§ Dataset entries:
------------------------
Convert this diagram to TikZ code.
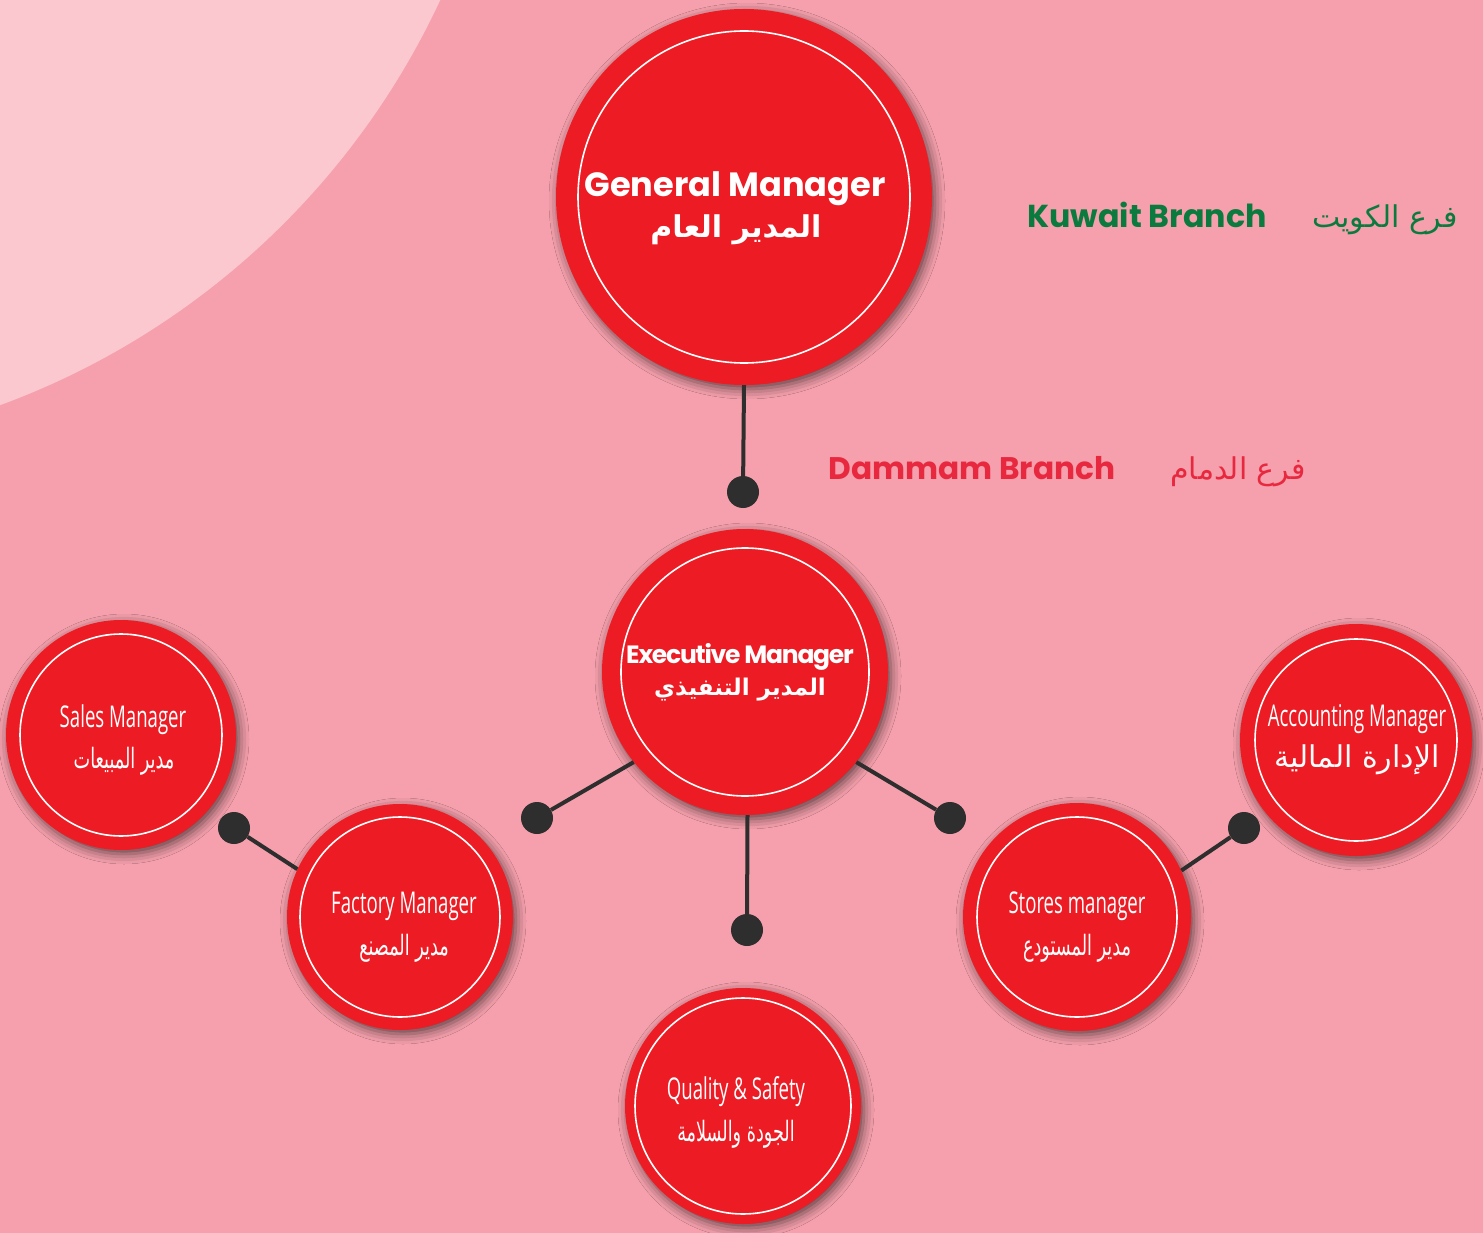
\documentclass[tikz,border=0pt]{standalone}
\usepackage{fontspec}
\setmainfont{Poppins}
\newfontfamily\headfont{Poppins}
\newfontfamily\headtight{Poppins}[LetterSpace=-5]
\newfontfamily\arfont[Script=Arabic]{DejaVu Sans}
\newfontfamily\arcond[Script=Arabic,FakeStretch=0.63]{DejaVu Sans}
\newfontfamily\condfont[FakeStretch=0.62]{Open Sans}
\TeXXeTstate=1
\usetikzlibrary{shadows.blur}
\definecolor{bgpink}{HTML}{F5A0AC}
\definecolor{lightpink}{HTML}{FBC8D0}
\definecolor{circred}{HTML}{ED1C24}
\definecolor{dotgray}{HTML}{2E2E2E}
\definecolor{kgreen}{HTML}{0B7A3E}
\definecolor{dred}{HTML}{E8283F}
\tikzset{
  role/.style={circle, fill=circred, inner sep=0pt, minimum size=#1,
    blur shadow={shadow xshift=3pt, shadow yshift=-4pt, shadow blur radius=10pt, shadow opacity=60}},
  ring/.style={draw=white, line width=1.6pt},
  joint/.style={circle, fill=dotgray, inner sep=0pt, minimum size=32pt},
  link/.style={draw=dotgray, line width=4pt},
  txt/.style={text=white, inner sep=0pt, anchor=base},
  entitle/.style={txt, font=\headfont\bfseries\fontsize{33.6}{34}\selectfont},
  artitle/.style={txt, font=\arfont\bfseries\fontsize{30}{30}\selectfont},
  encond/.style={txt, font=\condfont\fontsize{30}{30}\selectfont},
  arcondst/.style={txt, font=\arcond\fontsize{28}{28}\selectfont},
  branch/.style={inner sep=0pt, anchor=base},
}
\begin{document}
\begin{tikzpicture}[x=1pt, y=-1pt]
\useasboundingbox (0,0) rectangle (1483,1233);
\clip (0,0) rectangle (1483,1233);
\fill[bgpink] (0,0) rectangle (1483,1233);
\fill[lightpink] (-270,-330) circle[radius=783pt];

% circles
\node[role=376pt] (gm) at (744,197) {};
\node[role=286pt] (em) at (745,672) {};
\node[role=230pt] (sales) at (121,735) {};
\node[role=226pt] (fac) at (400,917) {};
\node[role=236pt] (qual) at (743,1106) {};
\node[role=228pt] (sto) at (1077,917) {};
\node[role=232pt] (acc) at (1356,740) {};

\draw[ring] (gm.center) circle[radius=166pt];
\draw[ring] (em.center) circle[radius=124pt];
\draw[ring] (sales.center) circle[radius=101pt];
\draw[ring] (fac.center) circle[radius=100pt];
\draw[ring] (qual.center) circle[radius=108pt];
\draw[ring] (sto.center) circle[radius=100pt];
\draw[ring] (acc.center) circle[radius=101pt];

% joints
\node[joint] (j0) at (743,492) {};
\node[joint] (jl) at (537,818) {};
\node[joint] (jb) at (747,930) {};
\node[joint] (jr) at (950,818) {};
\node[joint] (js) at (234,828) {};
\node[joint] (ja) at (1244,828) {};

\draw[link] (gm.south) -- (j0);
\draw[link] (em.219) -- (jl);
\draw[link] (em.271) -- (jb);
\draw[link] (em.321) -- (jr);
\draw[link] (fac.155) -- (js);
\draw[link] (sto.24) -- (ja);

% texts
\node[entitle] (gmEn) at (735,197) {General Manager};
\node[artitle] (gmAr) at (736,238) {\beginR المدير العام\endR};

\node[txt, font=\headtight\bfseries\fontsize{25}{25}\selectfont] (emEn) at (740,663) {Executive Manager};
\node[txt, font=\arfont\bfseries\fontsize{23}{23}\selectfont] (emAr) at (740,695) {\beginR المدير التنفيذي\endR};

\node[encond] (salesEn) at (123,727) {Sales Manager};
\node[arcondst] (salesAr) at (124,768) {\beginR مدير المبيعات\endR};

\node[encond] (facEn) at (404,913) {Factory Manager};
\node[arcondst] (facAr) at (404,955) {\beginR مدير المصنع\endR};

\node[encond] (qualEn) at (736,1099) {Quality \& Safety};
\node[arcondst] (qualAr) at (736,1141) {\beginR الجودة والسلامة\endR};

\node[encond] (stoEn) at (1077,913) {Stores manager};
\node[arcondst] (stoAr) at (1077,955) {\beginR مدير المستودع\endR};

\node[encond] (accEn) at (1357,726) {Accounting Manager};
\node[txt, font=\arfont\fontsize{30}{30}\selectfont] (accAr) at (1357,767) {\beginR الإدارة المالية\endR};

% branches
\node[branch, text=kgreen, font=\headfont\bfseries\fontsize{31.7}{32}\selectfont] (kwEn) at (1147,228) {Kuwait Branch};
\node[branch, text=kgreen, font=\arfont\fontsize{30}{30}\selectfont] (kwAr) at (1385,228) {\beginR فرع الكويت\endR};
\node[branch, text=dred, font=\headfont\bfseries\fontsize{31.2}{32}\selectfont] (dmEn) at (972,479) {Dammam Branch};
\node[branch, text=dred, font=\arfont\fontsize{30}{30}\selectfont] (dmAr) at (1238,479) {\beginR فرع الدمام\endR};
\end{tikzpicture}
\end{document}
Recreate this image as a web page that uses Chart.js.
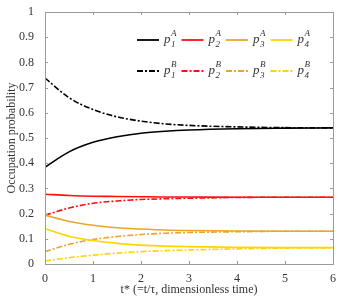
<!DOCTYPE html>
<html>
<head>
<meta charset="utf-8">
<script src="https://cdn.jsdelivr.net/npm/chart.js@4.4.1/dist/chart.umd.min.js"></script>
<style>
  html, body { margin: 0; padding: 0; background: #fff; }
  #wrap { width: 353px; height: 300px; }
</style>
</head>
<body>
<div id="wrap"><canvas id="chart-area" width="353" height="300"></canvas></div>
<script>
// time points (dimensionless t*)
var tValues = [0, 0.5, 1, 1.5, 2, 2.5, 3, 4, 5, 6];

// occupation probabilities
var p1A = [0.384, 0.445, 0.483, 0.505, 0.519, 0.527, 0.532, 0.537, 0.539, 0.540];
var p2A = [0.277, 0.272, 0.269, 0.268, 0.267, 0.266, 0.266, 0.265, 0.265, 0.265];
var p3A = [0.194, 0.169, 0.154, 0.144, 0.139, 0.135, 0.133, 0.131, 0.130, 0.130];
var p4A = [0.140, 0.110, 0.093, 0.082, 0.075, 0.071, 0.069, 0.066, 0.065, 0.065];
var p1B = [0.738, 0.660, 0.613, 0.584, 0.567, 0.556, 0.550, 0.544, 0.541, 0.540];
var p2B = [0.194, 0.222, 0.241, 0.250, 0.256, 0.259, 0.261, 0.264, 0.265, 0.265];
var p3B = [0.049, 0.078, 0.097, 0.109, 0.117, 0.122, 0.125, 0.128, 0.130, 0.130];
var p4B = [0.012, 0.025, 0.035, 0.043, 0.049, 0.053, 0.056, 0.060, 0.063, 0.064];

var seriesNames = ['1', '2', '3', '4'];
var seriesColors = ['#000000', '#ff1010', '#eca52a', '#ffd500'];
var dashDot = [6, 2, 2, 2];

function toPoints(arr) {
  return arr.map(function (v, i) { return { x: tValues[i], y: v }; });
}

var seriesA = [p1A, p2A, p3A, p4A];
var seriesB = [p1B, p2B, p3B, p4B];
var datasets = [];
seriesA.forEach(function (s, i) {
  datasets.push({ label: 'p' + seriesNames[i] + 'A', sub: seriesNames[i], sup: 'A',
    data: toPoints(s), borderColor: seriesColors[i], borderWidth: 1.6, borderDash: [] });
});
seriesB.forEach(function (s, i) {
  datasets.push({ label: 'p' + seriesNames[i] + 'B', sub: seriesNames[i], sup: 'B',
    data: toPoints(s), borderColor: seriesColors[i], borderWidth: 1.6, borderDash: dashDot });
});

var serif = "'Liberation Serif', 'Times New Roman', serif";

// box, inside tick marks and the in-plot legend
var framePlugin = {
  id: 'frame',
  afterDraw: function (chart) {
    var ctx = chart.ctx, a = chart.chartArea;
    var xs = chart.scales.x, ys = chart.scales.y;
    ctx.save();
    ctx.strokeStyle = '#9a9a9a';
    ctx.lineWidth = 1;
    ctx.strokeRect(Math.round(a.left) + 0.5, Math.round(a.top) + 0.5,
      Math.round(a.right - a.left), Math.round(a.bottom - a.top));
    ctx.beginPath();
    xs.ticks.forEach(function (t) {
      var px = Math.round(xs.getPixelForValue(t.value)) + 0.5;
      ctx.moveTo(px, a.bottom); ctx.lineTo(px, a.bottom - 3);
      ctx.moveTo(px, a.top); ctx.lineTo(px, a.top + 3);
    });
    ys.ticks.forEach(function (t) {
      var py = Math.round(ys.getPixelForValue(t.value)) + 0.5;
      ctx.moveTo(a.left, py); ctx.lineTo(a.left + 3, py);
      ctx.moveTo(a.right, py); ctx.lineTo(a.right - 3, py);
    });
    ctx.stroke();

    // legend: 4 columns, A row then B row
    chart.data.datasets.forEach(function (ds, i) {
      var col = i % 4, row = Math.floor(i / 4);
      var x0 = a.left + 92 + col * 44.5;
      var y0 = a.top + 28 + row * 31;
      ctx.strokeStyle = ds.borderColor;
      ctx.lineWidth = 1.8;
      ctx.setLineDash(ds.borderDash);
      ctx.beginPath();
      ctx.moveTo(x0, y0); ctx.lineTo(x0 + 22, y0);
      ctx.stroke();
      ctx.setLineDash([]);
      ctx.fillStyle = '#333';
      ctx.textBaseline = 'alphabetic';
      ctx.textAlign = 'left';
      var lx = x0 + 27;
      ctx.font = 'italic 13px ' + serif;
      ctx.fillText('p', lx, y0 + 3);
      var pw = ctx.measureText('p').width;
      ctx.font = 'italic 9px ' + serif;
      ctx.fillText(ds.sub, lx + pw + 0.5, y0 + 7);
      ctx.fillText(ds.sup, lx + pw + 0.5, y0 - 4);
    });
    ctx.restore();
  }
};

var config = {
  type: 'line',
  data: { datasets: datasets },
  options: {
    responsive: false,
    animation: false,
    events: [],
    elements: {
      point: { radius: 0 },
      line: { cubicInterpolationMode: 'monotone', fill: false }
    },
    layout: { padding: { left: 4, right: 20, top: 12, bottom: 0 } },
    plugins: { legend: { display: false }, tooltip: { enabled: false } },
    scales: {
      x: {
        type: 'linear', min: 0, max: 6,
        grid: { display: false },
        border: { display: false },
        ticks: { stepSize: 1, color: '#333', font: { family: serif, size: 12 }, padding: 0 },
        title: { display: true, text: 't* (=t/\u03c4, dimensionless time)', color: '#333',
          font: { family: serif, size: 12 }, padding: { top: 1, bottom: 3 } },
        afterFit: function (s) { s.height = 36; }
      },
      y: {
        min: 0, max: 1,
        grid: { display: false },
        border: { display: false },
        ticks: { stepSize: 0.1, color: '#333', font: { family: serif, size: 12 }, padding: 3,
          callback: function (v) { return Math.round(v * 10) / 10 + ''; } },
        title: { display: true, text: 'Occupation probability', color: '#333',
          font: { family: serif, size: 12 }, padding: { top: 1, bottom: 1 } },
        afterFit: function (s) { s.width = 41; }
      }
    }
  },
  plugins: [framePlugin]
};

var ctx = document.getElementById('chart-area').getContext('2d');
window.myChart = new Chart(ctx, config);
</script>
</body>
</html>
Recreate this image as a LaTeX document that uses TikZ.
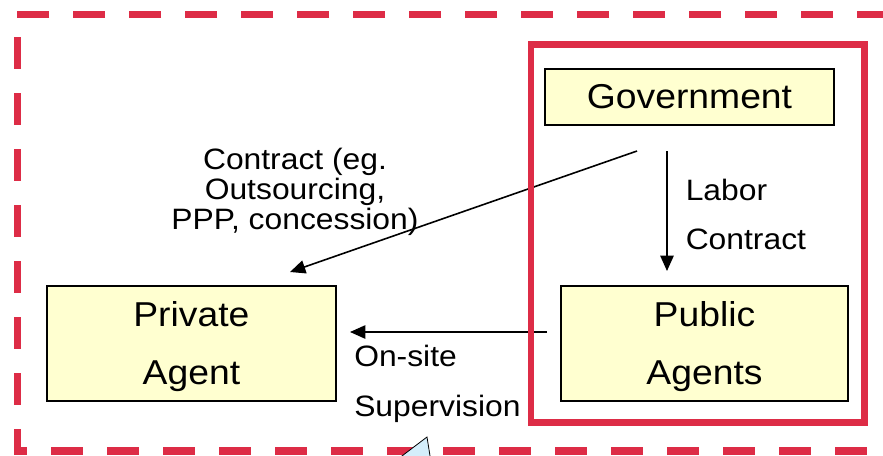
\documentclass[tikz,border=0pt]{standalone}
\usepackage{fontspec}
\setmainfont[FakeStretch=1.08]{Liberation Sans}
\usetikzlibrary{arrows.meta,positioning}
\definecolor{framered}{RGB}{221,44,70}
\definecolor{boxyellow}{RGB}{255,255,208}
\definecolor{calloutblue}{RGB}{212,238,251}

\begin{document}
\begin{tikzpicture}[x=0.75pt, y=-0.75pt,
    agent/.style={draw=black, line width=1.2pt, fill=boxyellow, inner sep=0pt,
                  align=center, font=\fontsize{25.9}{43.5}\selectfont},
    note/.style={inner sep=0pt, font=\fontsize{22.1}{22.5}\selectfont},
    flow/.style={line width=1.2pt, -{Triangle[length=11.5pt, width=10pt]}}]
    \useasboundingbox (0,0) rectangle (883,455);
    \clip (0,0) rectangle (883,455);

    % outer dashed frame, runs off the right and bottom
    \draw[framered, line width=5.7pt, dash pattern=on 24pt off 18pt, dash phase=25.125pt]
        (17.3,14.5) -- (17.3,451) -- (896,451) -- (896,14.5) -- cycle;

    % the three parties
    \node[agent, minimum width=216.75pt, minimum height=42pt] (gov) at (689.5,97) {Government};
    \node[agent, minimum width=216.75pt, minimum height=86.25pt, text depth=0pt] (private) at (191.4,343.3) {Private\\Agent};
    \node[agent, minimum width=215.25pt, minimum height=86.25pt, text depth=0pt] (public) at (704.5,343.3) {Public\\Agents};

    % arrow ends
    \coordinate (contractfrom) at (637,151);
    \coordinate (contractto) at (290,272);
    \coordinate (laborfrom) at (667,151);
    \coordinate (laborto) at (667,271);
    \coordinate (sitefrom) at (547,332);
    \coordinate (siteto) at (350,332);

    \draw[flow] (contractfrom) -- (contractto);
    \draw[flow] (laborfrom) -- (laborto);
    \draw[flow] (sitefrom) -- (siteto);

    % public sector frame
    \draw[framered, line width=4.9pt] (531,44.5) rectangle (864.5,422.5);

    \node[note, align=center] (contractlbl) at (295,192) {Contract (eg.\\Outsourcing,\\PPP, concession)};
    \node[note, align=left, anchor=west, font=\fontsize{22.1}{36.5}\selectfont] (laborlbl) at (685.5,214.5) {Labor\\Contract};
    \node[note, align=left, anchor=west, font=\fontsize{22.1}{37.5}\selectfont] (sitelbl) at (354,383.5) {On-site\\Supervision};

    % tip of a callout coming up from below
    \draw[line width=0.6pt, fill=calloutblue] (394,462) -- (427,437) -- (431,462) -- cycle;
\end{tikzpicture}
\end{document}
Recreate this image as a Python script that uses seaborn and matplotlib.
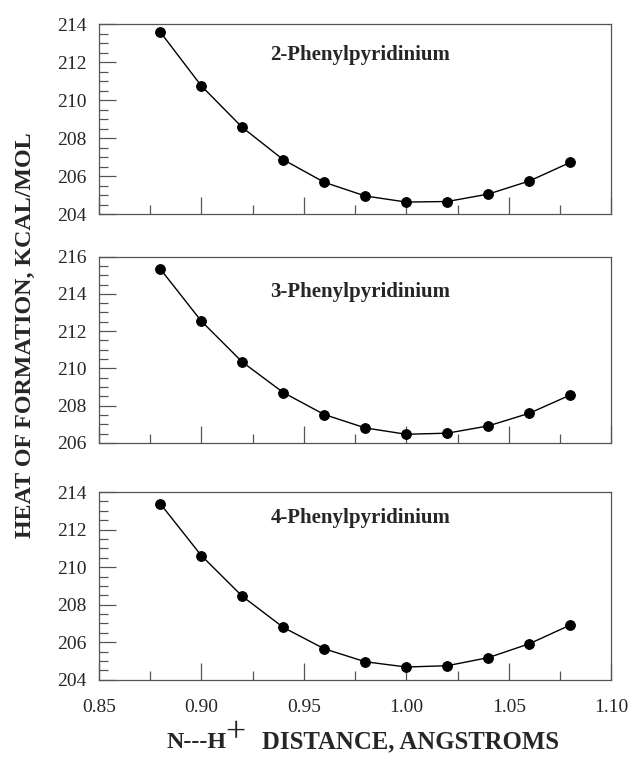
------------------------
§ DESCRIPTION OF THE TASK:
From the material above, reproduce only what runs from the line holding "Recreate this image as a web" down to the line holding "Serif', 'Times New", both included, pictures excluded.

§ THE COMPLETED TASK:
Recreate this image as a web page that uses Chart.js.
<!DOCTYPE html>
<html>
<head>
<meta charset="utf-8">
<script src="https://cdn.jsdelivr.net/npm/chart.js@4.4.1/dist/chart.umd.min.js"></script>
<style>
  html, body { margin: 0; padding: 0; background: #fff; }
  #wrap { width: 353px; height: 300px; }
</style>
</head>
<body>
<div id="wrap"><canvas id="chart-area" width="353" height="300"></canvas></div>
<script>
// time points (dimensionless t*)
var tValues = [0, 0.5, 1, 1.5, 2, 2.5, 3, 4, 5, 6];

// occupation probabilities
var p1A = [0.384, 0.445, 0.483, 0.505, 0.519, 0.527, 0.532, 0.537, 0.539, 0.540];
var p2A = [0.277, 0.272, 0.269, 0.268, 0.267, 0.266, 0.266, 0.265, 0.265, 0.265];
var p3A = [0.194, 0.169, 0.154, 0.144, 0.139, 0.135, 0.133, 0.131, 0.130, 0.130];
var p4A = [0.140, 0.110, 0.093, 0.082, 0.075, 0.071, 0.069, 0.066, 0.065, 0.065];
var p1B = [0.738, 0.660, 0.613, 0.584, 0.567, 0.556, 0.550, 0.544, 0.541, 0.540];
var p2B = [0.194, 0.222, 0.241, 0.250, 0.256, 0.259, 0.261, 0.264, 0.265, 0.265];
var p3B = [0.049, 0.078, 0.097, 0.109, 0.117, 0.122, 0.125, 0.128, 0.130, 0.130];
var p4B = [0.012, 0.025, 0.035, 0.043, 0.049, 0.053, 0.056, 0.060, 0.063, 0.064];

var seriesNames = ['1', '2', '3', '4'];
var seriesColors = ['#000000', '#ff1010', '#eca52a', '#ffd500'];
var dashDot = [6, 2, 2, 2];

function toPoints(arr) {
  return arr.map(function (v, i) { return { x: tValues[i], y: v }; });
}

var seriesA = [p1A, p2A, p3A, p4A];
var seriesB = [p1B, p2B, p3B, p4B];
var datasets = [];
seriesA.forEach(function (s, i) {
  datasets.push({ label: 'p' + seriesNames[i] + 'A', sub: seriesNames[i], sup: 'A',
    data: toPoints(s), borderColor: seriesColors[i], borderWidth: 1.6, borderDash: [] });
});
seriesB.forEach(function (s, i) {
  datasets.push({ label: 'p' + seriesNames[i] + 'B', sub: seriesNames[i], sup: 'B',
    data: toPoints(s), borderColor: seriesColors[i], borderWidth: 1.6, borderDash: dashDot });
});

var serif = "'Liberation Serif', 'Times New Roman', serif";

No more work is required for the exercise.